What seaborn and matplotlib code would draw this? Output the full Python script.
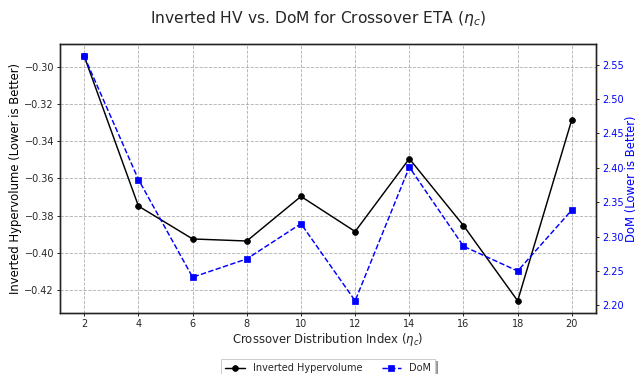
import matplotlib
matplotlib.use("Agg")
import matplotlib.pyplot as plt
import seaborn as sns
import pandas as pd

eta_c = [2, 4, 6, 8, 10, 12, 14, 16, 18, 20]
inverted_hv = [-0.2943, -0.3749, -0.3926, -0.3937, -0.3697,
               -0.3886, -0.3494, -0.3854, -0.4259, -0.3283]
dom = [2.562, 2.383, 2.241, 2.2676, 2.3188,
       2.2067, 2.401, 2.286, 2.250, 2.3387]

df = pd.DataFrame({"eta_c": eta_c, "hv": inverted_hv, "dom": dom})

sns.set_style("ticks")
plt.rcParams["font.family"] = ["DejaVu Sans"]

DPI = 70
fig = plt.figure(figsize=(637 / DPI, 374 / DPI), dpi=DPI)
ax1 = fig.add_axes([0.094, 0.163, 0.842, 0.719])
ax2 = ax1.twinx()

sns.lineplot(data=df, x="eta_c", y="hv", ax=ax1, color="black", marker="o",
             markersize=6, markeredgecolor="black", linewidth=1.5,
             label="Inverted Hypervolume", legend=False)
sns.lineplot(data=df, x="eta_c", y="dom", ax=ax2, color="blue", marker="s",
             markersize=6, markeredgecolor="blue", linewidth=1.5,
             linestyle="--", label="DoM", legend=False)

ax1.set_xticks(eta_c)
ax1.set_xlabel(r"Crossover Distribution Index ($\eta_c$)", fontsize=12, labelpad=2)
ax1.set_ylabel("Inverted Hypervolume (Lower is Better)", fontsize=12,
               color="black", labelpad=2)
ax2.set_ylabel("DoM (Lower is Better)", fontsize=12, color="blue", labelpad=1)
ax1.tick_params(axis="both", labelsize=10, length=3.5, width=1.0,
                color="#222222", pad=2.5)
ax2.tick_params(axis="y", labelsize=10, labelcolor="blue", length=3.5, width=1.0,
                color="#222222", pad=2.5)
ax1.grid(True, linestyle="--", color="gray", alpha=0.6, linewidth=0.9)

for ax in (ax1, ax2):
    for s in ax.spines.values():
        s.set_color("#222222")
        s.set_linewidth(1.4)

fig.suptitle(r"Inverted HV vs. DoM for Crossover ETA ($\eta_c$)", fontsize=16, y=0.975)

h1, l1 = ax1.get_legend_handles_labels()
h2, l2 = ax2.get_legend_handles_labels()
fig.legend(h1 + h2, l1 + l2, loc="upper center", bbox_to_anchor=(0.515, 0.053),
           ncol=2, fontsize=10, shadow=True, fancybox=False, frameon=True)

fig.savefig("out.png", dpi=DPI)
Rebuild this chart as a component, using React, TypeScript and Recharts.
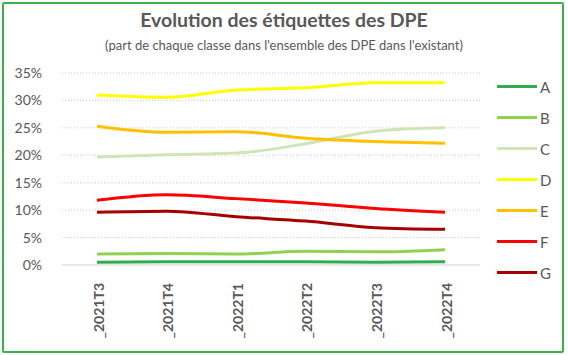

Aim of the exercise
Write out every line above exactly as it is, leaving out the pictures.

Exercise solution
What seaborn and matplotlib code would draw this? Output the full Python script.
import matplotlib
matplotlib.use("Agg")
import matplotlib.pyplot as plt
import seaborn as sns
import pandas as pd

eta_c = [2, 4, 6, 8, 10, 12, 14, 16, 18, 20]
inverted_hv = [-0.2943, -0.3749, -0.3926, -0.3937, -0.3697,
               -0.3886, -0.3494, -0.3854, -0.4259, -0.3283]
dom = [2.562, 2.383, 2.241, 2.2676, 2.3188,
       2.2067, 2.401, 2.286, 2.250, 2.3387]

df = pd.DataFrame({"eta_c": eta_c, "hv": inverted_hv, "dom": dom})

sns.set_style("ticks")
plt.rcParams["font.family"] = ["DejaVu Sans"]

DPI = 70
fig = plt.figure(figsize=(637 / DPI, 374 / DPI), dpi=DPI)
ax1 = fig.add_axes([0.094, 0.163, 0.842, 0.719])
ax2 = ax1.twinx()

sns.lineplot(data=df, x="eta_c", y="hv", ax=ax1, color="black", marker="o",
             markersize=6, markeredgecolor="black", linewidth=1.5,
             label="Inverted Hypervolume", legend=False)
sns.lineplot(data=df, x="eta_c", y="dom", ax=ax2, color="blue", marker="s",
             markersize=6, markeredgecolor="blue", linewidth=1.5,
             linestyle="--", label="DoM", legend=False)

ax1.set_xticks(eta_c)
ax1.set_xlabel(r"Crossover Distribution Index ($\eta_c$)", fontsize=12, labelpad=2)
ax1.set_ylabel("Inverted Hypervolume (Lower is Better)", fontsize=12,
               color="black", labelpad=2)
ax2.set_ylabel("DoM (Lower is Better)", fontsize=12, color="blue", labelpad=1)
ax1.tick_params(axis="both", labelsize=10, length=3.5, width=1.0,
                color="#222222", pad=2.5)
ax2.tick_params(axis="y", labelsize=10, labelcolor="blue", length=3.5, width=1.0,
                color="#222222", pad=2.5)
ax1.grid(True, linestyle="--", color="gray", alpha=0.6, linewidth=0.9)

for ax in (ax1, ax2):
    for s in ax.spines.values():
        s.set_color("#222222")
        s.set_linewidth(1.4)

fig.suptitle(r"Inverted HV vs. DoM for Crossover ETA ($\eta_c$)", fontsize=16, y=0.975)

h1, l1 = ax1.get_legend_handles_labels()
h2, l2 = ax2.get_legend_handles_labels()
fig.legend(h1 + h2, l1 + l2, loc="upper center", bbox_to_anchor=(0.515, 0.053),
           ncol=2, fontsize=10, shadow=True, fancybox=False, frameon=True)

fig.savefig("out.png", dpi=DPI)
Rebuild this chart as a component, using React, TypeScript and Recharts.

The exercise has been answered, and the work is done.